This time of year, many of my pals turn to The Monster Squad as the go-to monster movie for kids. I’ll admit, I didn’t see that one until my adulthood. (I don’t know how this happened. Maybe I was too obsessed with The Goonies to really absorb the awesomeness of all those monsters. Maybe I just missed it because I was too busy collecting Garbage Pail Kids and playing She-Ra.) I am, however, a fan of any movie that incorporates a plot led by kid protagonists that also has an adult twist. (And by adult twist, I mean that the kids curse and act simultaneously mature and immature.)
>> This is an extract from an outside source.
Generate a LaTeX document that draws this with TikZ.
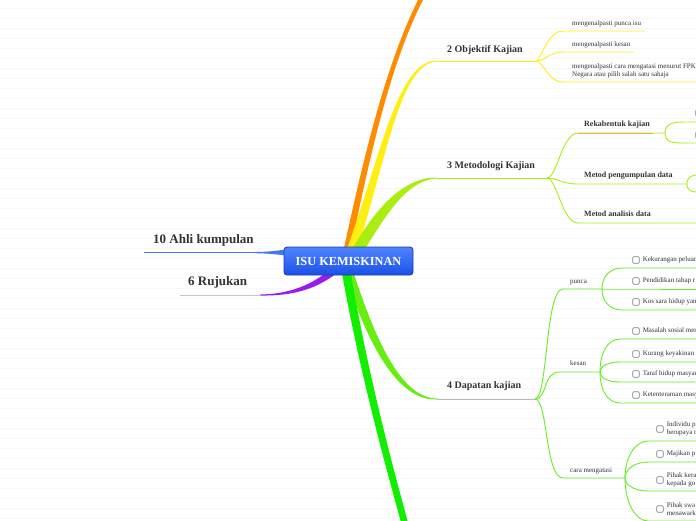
\documentclass[tikz,border=0pt]{standalone}
\usepackage{fontspec}
\setmainfont{Liberation Serif}
\usetikzlibrary{positioning, calc}

\definecolor{orangeb}{HTML}{FF8C00}
\definecolor{yellowb}{HTML}{FFEE11}
\definecolor{limeb}{HTML}{AAEE11}
\definecolor{greenb}{HTML}{66EE11}
\definecolor{greenc}{HTML}{66EE22}
\definecolor{brightb}{HTML}{11EE00}
\definecolor{purpleb}{HTML}{9A1AF0}
\definecolor{blueb}{HTML}{4477EE}
\definecolor{textc}{HTML}{333333}
\definecolor{roottop}{HTML}{4F86FF}
\definecolor{rootbot}{HTML}{1C4FE6}
\definecolor{rootedge}{HTML}{1A3CAA}
\definecolor{hilite}{HTML}{F5B041}

\begin{document}
\begin{tikzpicture}[x=1pt, y=-1pt,
  leaf/.style={anchor=west, inner sep=0pt, text=textc, font=\fontsize{7}{8.4}\selectfont, text height=5pt, text depth=1.6pt},
  leafii/.style={anchor=west, inner sep=0pt, text=textc, font=\fontsize{7}{8.4}\selectfont, align=left},
  topic/.style={anchor=west, inner sep=0pt, text=textc, font=\fontsize{10}{12}\selectfont\bfseries, text height=7pt, text depth=2.2pt},
  subtopic/.style={anchor=west, inner sep=0pt, text=textc, font=\fontsize{8}{10}\selectfont\bfseries, text height=5.6pt, text depth=1.8pt},
  sidetopic/.style={anchor=west, inner sep=0pt, text=textc, font=\fontsize{13}{15}\selectfont\bfseries, text height=9pt, text depth=2.9pt},
  tick/.style={draw=gray, fill=white, rounded corners=1pt, minimum size=6.5pt, inner sep=0pt, line width=0.6pt},
  link/.style={line width=0.9pt},
]
  \useasboundingbox (0,0) rectangle (696,520);
  \clip (0,0) rectangle (696,520);
  \fill[white] (0,0) rectangle (696,520);
  \foreach \y in {8,18,...,518}
    \draw[gray!6, line width=0.7pt] (0,\y) -- (696,\y);

  % main branches
  \fill[orangeb] (341,262) .. controls (365,150) and (387,60) .. (421,-6) -- (426,-6) .. controls (391,60) and (371,150) .. (348,262) -- cycle;
  \fill[yellowb] (342,262) .. controls (378,170) and (395,60) .. (437,60.5) -- (437,61.5) .. controls (398,63) and (385,170) .. (353,262) -- cycle;
  \fill[limeb] (345,262) .. controls (370,215) and (400,177) .. (437,177.5) -- (437,178.5) .. controls (404,180) and (382,222) .. (357,262) -- cycle;
  \fill[greenb] (350,262) .. controls (372,330) and (398,398) .. (437,398.5) -- (437,399.5) .. controls (394,401) and (364,335) .. (341,262) -- cycle;
  \fill[brightb] (340,262) .. controls (357,360) and (381,450) .. (402,526) -- (409,526) .. controls (388,450) and (365,360) .. (349,262) -- cycle;
  \fill[purpleb] (260,294.5) .. controls (290,294) and (312,285) .. (332,268) -- (343,268) .. controls (318,290) and (292,296) .. (260,295.5) -- cycle;
  \fill[blueb] (255,252) .. controls (270,252) and (280,250) .. (292,249) -- (292,256) .. controls (280,255) and (270,253.3) .. (255,253.2) -- cycle;

  % 2 Objektif Kajian
  \node[topic] (objektif) at (447,50) {2 Objektif Kajian};
  \coordinate (b2) at (437,61);
  \coordinate (j2) at (537,61);
  \draw[yellowb, link] (b2) -- (j2);
  \node[leaf] (pastipunca) at (572,23.5) {mengenalpasti punca isu};
  \node[leaf] (pastikesan) at (572,44.5) {mengenalpasti kesan};
  \node[leafii] (pasticara) at (572,71) {mengenalpasti cara mengatasi menurut FPK\\Negara atau pilih salah satu sahaja};
  \coordinate (o1) at (563,31);  \coordinate (o1e) at (645,31);
  \coordinate (o2) at (563,52);  \coordinate (o2e) at (634,52);
  \coordinate (o3) at (563,82);  \coordinate (o3e) at (700,82);
  \draw[yellowb, link] (j2) .. controls +(6,-8) and +(-14,0) .. (o1) -- (o1e);
  \draw[yellowb, link] (j2) .. controls +(8,0) and +(-14,0) .. (o2) -- (o2e);
  \draw[yellowb, link] (j2) .. controls +(8,4) and +(-14,0) .. (o3) -- (o3e);

  % 3 Metodologi Kajian
  \node[topic] (metodologi) at (447,166) {3 Metodologi Kajian};
  \coordinate (b3) at (437,178);
  \coordinate (j3) at (547,178);
  \draw[limeb, link] (b3) -- (j3);
  \node[subtopic] (rekabentuk) at (584,125) {Rekabentuk kajian};
  \node[subtopic] (pengumpulan) at (584,176) {Metod pengumpulan data};
  \node[subtopic] (analisis) at (584,215) {Metod analisis data};
  \coordinate (r1) at (578,133);  \coordinate (r1o) at (653,133);  \coordinate (r1j) at (665,133);
  \coordinate (p1) at (578,184);  \coordinate (p1j) at (687,184);
  \coordinate (n1) at (578,223);  \coordinate (n1e) at (700,223);
  \draw[limeb, link] (j3) .. controls +(10,0) and +(-16,0) .. (r1) -- (r1j);
  \draw[hilite, link] (r1) -- (r1o);
  \draw[limeb, link] (j3) .. controls +(10,0) and +(-16,0) .. (p1) -- (p1j);
  \draw[limeb, link] (j3) .. controls +(10,0) and +(-16,0) .. (n1) -- (n1e);
  \node[tick] (rk1) at (699,113) {};
  \node[tick] (rk2) at (699,135) {};
  \coordinate (r1a) at (686,122);  \coordinate (r1ae) at (700,122);
  \coordinate (r1b) at (686,143);  \coordinate (r1be) at (700,143);
  \draw[limeb, link] (r1j) .. controls +(0,-10) and +(-12,0) .. (r1a) -- (r1ae);
  \draw[limeb, link] (r1j) .. controls +(0,10) and +(-12,0) .. (r1b) -- (r1be);
  \coordinate (p1a) at (697,175);  \coordinate (p1ae) at (702,175);
  \coordinate (p1b) at (697,192);  \coordinate (p1be) at (702,192);
  \draw[limeb, link] (p1j) .. controls +(0,-7) and +(-5,0) .. (p1a) -- (p1ae);
  \draw[limeb, link] (p1j) .. controls +(0,7) and +(-5,0) .. (p1b) -- (p1be);

  % 4 Dapatan kajian
  \node[topic] (dapatan) at (447,386) {4 Dapatan kajian};
  \coordinate (b4) at (437,399);
  \coordinate (j4) at (535,399);
  \draw[gray!55, link] (b4) -- (j4);
  \node[leaf] (punca) at (570,281.5) {punca};
  \node[leaf] (kesan) at (570,364) {kesan};
  \node[leaf] (caraatasi) at (570,470.5) {cara mengatasi};
  \coordinate (pu) at (563,289);  \coordinate (puj) at (602,289);
  \coordinate (ke) at (560,372);  \coordinate (kej) at (600,372);
  \coordinate (ca) at (563,478);  \coordinate (caj) at (625,478);
  \draw[greenc, link] (j4) .. controls +(13,0) and +(-18,0) .. (pu) -- (puj);
  \draw[greenc, link] (j4) .. controls +(13,0) and +(-18,0) .. (ke) -- (kej);
  \draw[greenc, link] (j4) .. controls +(13,0) and +(-18,0) .. (ca) -- (caj);

  \foreach \yy/\txt [count=\i] in {268/Kekurangan peluan, 289/Pendidikan tahap r, 310/Kos sara hidup yan} {
    \pgfmathsetmacro\dy{0.6*(\yy-289)}
    \node[tick] (pt\i) at (636,\yy-8) {};
    \node[leaf, right=3pt of pt\i] (pk\i) {\txt};
    \coordinate (ps\i) at (622,\yy);
    \coordinate (pe\i) at (700,\yy);
    \draw[greenc, link] (puj) .. controls +(0,\dy) and +(-12,0) .. (ps\i) -- (pe\i);
  }
  \foreach \yy/\txt [count=\i] in {339/Masalah sosial men, 362/Kurang keyakinan d, 382/Taraf hidup masyar, 403/Ketenteraman masy} {
    \pgfmathsetmacro\dy{0.6*(\yy-372)}
    \node[tick] (kt\i) at (636,\yy-8) {};
    \node[leaf, right=3pt of kt\i] (kk\i) {\txt};
    \coordinate (ks\i) at (620,\yy);
    \coordinate (ke\i) at (700,\yy);
    \draw[greenc, link] (kej) .. controls +(0,\dy) and +(-12,0) .. (ks\i) -- (ke\i);
  }
  \foreach \yy/\cy/\txt [count=\i] in {441/429/Individu p\\berupaya m, 462/454/Majikan p, 491/480/Pihak kera\\kepada go, 521/509/Pihak swa\\menawark} {
    \pgfmathsetmacro\dy{0.6*(\yy-478)}
    \node[tick] (ct\i) at (660,\cy) {};
    \node[leafii, right=3pt of ct\i] (ck\i) {\txt};
    \coordinate (cs\i) at (648,\yy);
    \coordinate (ce\i) at (700,\yy);
    \draw[greenc, link] (caj) .. controls +(0,\dy) and +(-12,0) .. (cs\i) -- (ce\i);
  }

  % left side
  \node[sidetopic] (ahli) at (153,240) {10 Ahli kumpulan};
  \coordinate (u10) at (144,252.5);
  \coordinate (u10e) at (256,252.5);
  \draw[blueb, link] (u10) -- (u10e);
  \node[sidetopic] (rujukan) at (188,282) {6 Rujukan};
  \coordinate (u6) at (180,295);
  \coordinate (u6e) at (261,295);
  \draw[gray!45, link] (u6) -- (u6e);

  % central topic
  \node[draw=rootedge, line width=0.8pt, rounded corners=3pt, top color=roottop, bottom color=rootbot,
        minimum width=129pt, minimum height=28pt, inner sep=0pt, text=white,
        font=\fontsize{12.3}{14}\selectfont\bfseries] (root) at (348.5,261) {ISU KEMISKINAN};
\end{tikzpicture}
\end{document}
Little Monsters fills that hole well. In 1989, Fred Savage was having quite a year. (And since I was in looooove with him, I was, too.) His show, The Wonder Years, was well on its way, and The Wizard was also released. (If you recall nothing else about that movie, you’ll remember the Nintendo Power Glove and Jenny Lewis, who grew up to be in Rilo Kiley and the coolest indie music chick ever.) For a movie that doesn’t really get a lot of love, Little Monsters has a decent cast: Fred Savage, his brother Ben (the Boy before he met the World), Howie Mandel, Frank Whaley, Daniel Stern (the narrator of The Wonder Years, among other things), Devin Ratray (Butch from Home Alone), and Rick Ducommun (one of the best “hey, it’s that guy” guys, known mainly for playing Art in The ‘Burbs). The girl in the movie, Amber Barretto, is most recognizable by me as one of the most prominent child models in ads that appeared in magazines like Barbie.
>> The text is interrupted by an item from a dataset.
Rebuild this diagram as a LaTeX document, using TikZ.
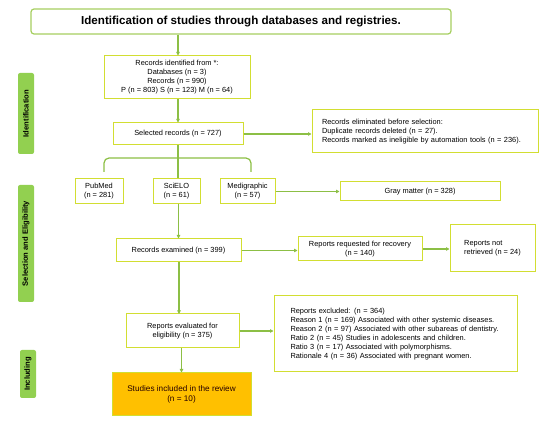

I loved this movie when I saw it as a kid. I even ordered the novelization out of the Weekly Reader. That’s how much I liked it–I asked my parents to give me money not only to see the movie, but also to spend on the novelization. I wish I still had that book, mainly because I’ve never seen it again. I mean, you don’t see a lot of novelizations anyway, sometimes, but one of Little Monsters has to be pretty random to find.
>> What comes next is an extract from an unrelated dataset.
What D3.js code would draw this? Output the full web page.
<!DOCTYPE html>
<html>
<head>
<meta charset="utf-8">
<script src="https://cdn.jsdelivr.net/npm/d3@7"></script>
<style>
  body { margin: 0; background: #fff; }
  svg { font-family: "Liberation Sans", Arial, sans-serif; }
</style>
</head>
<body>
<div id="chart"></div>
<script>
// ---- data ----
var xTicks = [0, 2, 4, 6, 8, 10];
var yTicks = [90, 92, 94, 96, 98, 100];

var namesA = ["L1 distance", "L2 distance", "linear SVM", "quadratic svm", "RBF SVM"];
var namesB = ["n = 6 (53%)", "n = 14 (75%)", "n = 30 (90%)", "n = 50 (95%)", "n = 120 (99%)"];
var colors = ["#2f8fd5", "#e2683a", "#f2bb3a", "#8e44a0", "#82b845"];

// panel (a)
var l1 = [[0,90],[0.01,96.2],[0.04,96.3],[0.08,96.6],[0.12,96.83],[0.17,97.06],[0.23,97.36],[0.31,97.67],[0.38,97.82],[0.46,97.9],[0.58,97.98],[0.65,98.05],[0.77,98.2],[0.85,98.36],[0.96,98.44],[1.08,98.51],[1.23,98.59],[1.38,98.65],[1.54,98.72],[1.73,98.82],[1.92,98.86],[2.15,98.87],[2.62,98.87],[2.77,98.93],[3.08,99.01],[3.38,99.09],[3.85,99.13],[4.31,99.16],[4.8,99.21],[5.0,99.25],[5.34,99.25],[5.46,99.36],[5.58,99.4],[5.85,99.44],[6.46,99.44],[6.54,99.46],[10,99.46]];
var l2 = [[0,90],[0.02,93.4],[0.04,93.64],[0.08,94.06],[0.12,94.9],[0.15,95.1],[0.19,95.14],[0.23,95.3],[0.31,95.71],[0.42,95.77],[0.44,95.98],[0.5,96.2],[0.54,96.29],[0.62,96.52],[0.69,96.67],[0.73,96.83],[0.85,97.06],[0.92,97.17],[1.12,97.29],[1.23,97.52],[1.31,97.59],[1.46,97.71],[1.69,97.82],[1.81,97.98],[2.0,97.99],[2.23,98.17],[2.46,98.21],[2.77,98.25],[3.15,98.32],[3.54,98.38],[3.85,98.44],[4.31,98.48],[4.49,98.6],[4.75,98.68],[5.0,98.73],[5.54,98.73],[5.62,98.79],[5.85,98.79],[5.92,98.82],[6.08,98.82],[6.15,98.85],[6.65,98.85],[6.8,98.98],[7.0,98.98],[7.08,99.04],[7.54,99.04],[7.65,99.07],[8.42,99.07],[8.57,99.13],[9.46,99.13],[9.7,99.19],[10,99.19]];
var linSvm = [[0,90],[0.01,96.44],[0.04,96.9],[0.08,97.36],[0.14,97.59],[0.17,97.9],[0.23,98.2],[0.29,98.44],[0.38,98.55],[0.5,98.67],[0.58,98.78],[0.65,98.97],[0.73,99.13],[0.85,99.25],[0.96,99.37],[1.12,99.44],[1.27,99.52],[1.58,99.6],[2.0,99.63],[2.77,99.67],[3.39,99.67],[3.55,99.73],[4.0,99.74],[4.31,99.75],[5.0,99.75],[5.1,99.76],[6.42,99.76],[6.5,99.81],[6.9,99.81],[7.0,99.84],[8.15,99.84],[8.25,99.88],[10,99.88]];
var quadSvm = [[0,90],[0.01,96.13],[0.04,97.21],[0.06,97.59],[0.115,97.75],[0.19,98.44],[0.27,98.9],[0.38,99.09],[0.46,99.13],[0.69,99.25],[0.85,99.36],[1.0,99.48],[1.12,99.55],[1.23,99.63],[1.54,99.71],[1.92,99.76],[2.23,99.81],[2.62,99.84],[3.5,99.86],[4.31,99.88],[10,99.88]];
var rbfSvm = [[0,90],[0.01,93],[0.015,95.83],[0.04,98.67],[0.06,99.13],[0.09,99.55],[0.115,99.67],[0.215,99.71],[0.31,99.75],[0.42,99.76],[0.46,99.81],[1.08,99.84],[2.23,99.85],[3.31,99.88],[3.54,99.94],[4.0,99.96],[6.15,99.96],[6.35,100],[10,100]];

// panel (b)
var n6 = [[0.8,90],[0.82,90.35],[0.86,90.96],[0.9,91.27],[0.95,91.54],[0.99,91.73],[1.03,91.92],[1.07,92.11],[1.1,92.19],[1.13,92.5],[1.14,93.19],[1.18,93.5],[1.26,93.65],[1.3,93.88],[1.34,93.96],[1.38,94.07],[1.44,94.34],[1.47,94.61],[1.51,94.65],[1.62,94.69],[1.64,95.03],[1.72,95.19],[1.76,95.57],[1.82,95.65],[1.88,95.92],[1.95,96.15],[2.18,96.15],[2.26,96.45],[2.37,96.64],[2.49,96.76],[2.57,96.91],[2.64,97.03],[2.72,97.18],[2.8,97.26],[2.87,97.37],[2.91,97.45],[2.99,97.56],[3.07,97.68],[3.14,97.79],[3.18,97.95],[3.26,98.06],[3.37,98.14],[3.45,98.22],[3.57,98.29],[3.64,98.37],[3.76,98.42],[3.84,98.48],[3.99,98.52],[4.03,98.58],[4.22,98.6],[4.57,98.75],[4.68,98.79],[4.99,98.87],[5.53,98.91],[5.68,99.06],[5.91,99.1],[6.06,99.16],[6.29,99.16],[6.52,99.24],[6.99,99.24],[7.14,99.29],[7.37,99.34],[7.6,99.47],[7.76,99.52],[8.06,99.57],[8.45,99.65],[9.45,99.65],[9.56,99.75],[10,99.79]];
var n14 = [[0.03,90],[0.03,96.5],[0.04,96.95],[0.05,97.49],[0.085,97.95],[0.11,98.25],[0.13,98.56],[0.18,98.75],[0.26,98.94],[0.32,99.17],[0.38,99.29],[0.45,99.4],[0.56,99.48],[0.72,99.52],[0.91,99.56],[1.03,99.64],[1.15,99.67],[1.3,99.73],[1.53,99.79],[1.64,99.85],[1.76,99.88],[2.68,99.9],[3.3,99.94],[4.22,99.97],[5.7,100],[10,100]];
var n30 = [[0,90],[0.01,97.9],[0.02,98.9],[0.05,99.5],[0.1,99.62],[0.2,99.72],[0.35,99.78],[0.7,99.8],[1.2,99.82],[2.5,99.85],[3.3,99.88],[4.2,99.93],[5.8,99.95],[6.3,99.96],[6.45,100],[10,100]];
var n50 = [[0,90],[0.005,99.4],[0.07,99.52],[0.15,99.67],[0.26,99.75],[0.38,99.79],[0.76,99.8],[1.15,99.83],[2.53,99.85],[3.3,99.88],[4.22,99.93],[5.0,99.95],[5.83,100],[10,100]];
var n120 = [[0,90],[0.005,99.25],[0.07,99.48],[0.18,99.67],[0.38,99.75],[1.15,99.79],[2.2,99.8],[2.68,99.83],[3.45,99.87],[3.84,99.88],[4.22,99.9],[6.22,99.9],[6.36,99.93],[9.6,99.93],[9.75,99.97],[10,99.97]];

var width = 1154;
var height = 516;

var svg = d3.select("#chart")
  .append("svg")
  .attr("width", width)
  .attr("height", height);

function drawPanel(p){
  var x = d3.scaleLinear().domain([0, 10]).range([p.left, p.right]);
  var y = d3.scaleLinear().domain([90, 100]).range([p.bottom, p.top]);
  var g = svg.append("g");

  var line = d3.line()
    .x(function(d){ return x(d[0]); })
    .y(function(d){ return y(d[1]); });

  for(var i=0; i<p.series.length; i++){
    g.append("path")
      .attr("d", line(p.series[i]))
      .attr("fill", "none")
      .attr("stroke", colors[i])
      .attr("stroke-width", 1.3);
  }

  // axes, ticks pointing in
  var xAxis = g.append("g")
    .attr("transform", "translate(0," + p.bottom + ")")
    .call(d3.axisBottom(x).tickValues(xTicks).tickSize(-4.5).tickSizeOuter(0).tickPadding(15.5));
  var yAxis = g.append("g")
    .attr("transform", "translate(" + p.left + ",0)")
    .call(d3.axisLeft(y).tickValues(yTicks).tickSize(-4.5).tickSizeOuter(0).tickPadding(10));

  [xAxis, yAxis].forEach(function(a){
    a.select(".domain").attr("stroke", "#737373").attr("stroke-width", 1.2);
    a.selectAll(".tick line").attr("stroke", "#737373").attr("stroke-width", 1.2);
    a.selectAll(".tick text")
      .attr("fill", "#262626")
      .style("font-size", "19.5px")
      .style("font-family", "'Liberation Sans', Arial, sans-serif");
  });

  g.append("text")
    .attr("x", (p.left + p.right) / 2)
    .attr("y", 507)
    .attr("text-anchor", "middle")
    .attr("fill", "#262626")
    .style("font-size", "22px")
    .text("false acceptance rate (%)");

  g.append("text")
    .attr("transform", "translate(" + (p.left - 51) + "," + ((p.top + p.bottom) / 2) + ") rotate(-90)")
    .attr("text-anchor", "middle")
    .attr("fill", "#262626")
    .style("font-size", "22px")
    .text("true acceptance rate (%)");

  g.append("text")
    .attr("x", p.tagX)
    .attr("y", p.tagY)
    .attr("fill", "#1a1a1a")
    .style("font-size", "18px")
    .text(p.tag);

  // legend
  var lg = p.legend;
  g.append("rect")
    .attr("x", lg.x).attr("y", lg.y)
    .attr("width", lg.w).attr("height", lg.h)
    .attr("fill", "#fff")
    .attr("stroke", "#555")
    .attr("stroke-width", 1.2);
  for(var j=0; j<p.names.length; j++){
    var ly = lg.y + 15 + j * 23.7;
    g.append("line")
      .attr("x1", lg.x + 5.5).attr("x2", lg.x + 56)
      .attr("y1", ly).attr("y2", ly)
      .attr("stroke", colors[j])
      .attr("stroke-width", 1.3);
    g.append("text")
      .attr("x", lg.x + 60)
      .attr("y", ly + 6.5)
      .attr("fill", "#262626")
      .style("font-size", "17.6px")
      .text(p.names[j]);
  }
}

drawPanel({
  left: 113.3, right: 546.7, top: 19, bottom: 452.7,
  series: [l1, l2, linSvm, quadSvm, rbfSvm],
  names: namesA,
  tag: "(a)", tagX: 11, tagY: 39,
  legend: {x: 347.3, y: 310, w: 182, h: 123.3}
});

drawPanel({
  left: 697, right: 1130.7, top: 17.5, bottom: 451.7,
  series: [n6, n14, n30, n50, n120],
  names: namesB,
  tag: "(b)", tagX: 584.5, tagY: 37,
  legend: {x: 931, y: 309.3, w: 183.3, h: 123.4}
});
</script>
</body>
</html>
So if you’ve never seen it (which you can totally remedy on YouTube, by the way), the story centers around Brian Stevenson (Fred Savage) and his family, who have moved into a new house. His brother (Ben) is afraid of a monster under his bed, so Brian offers to sleep in his room to prove there’s no monster. Of course, there totally is, and his name is Maurice (Mandel). Maurice convinces Brian to accompany him to the monsters’ world, and Brian discovers that it’s a world of junk food, foul language, and destructive (but fun) mayhem. The more time Brian spends with Maurice, he realizes that the monsters cause mischief that gets kids in trouble. Not only that, but there are some not-so-cool adult monsters who want new recruits. And of course, this leads to an adventure for the kids.
It’s a typical kids’ movie of the era, in that it’s grouchy adults with real-world problems against kids who have their own problems that are just as important. It’s gross, it’s fun, and it’s a good addition to your Halloween viewing.
So how about it, gentle readers? Have you seen Little Monsters? Is it a movie you’ve revisited since 1989?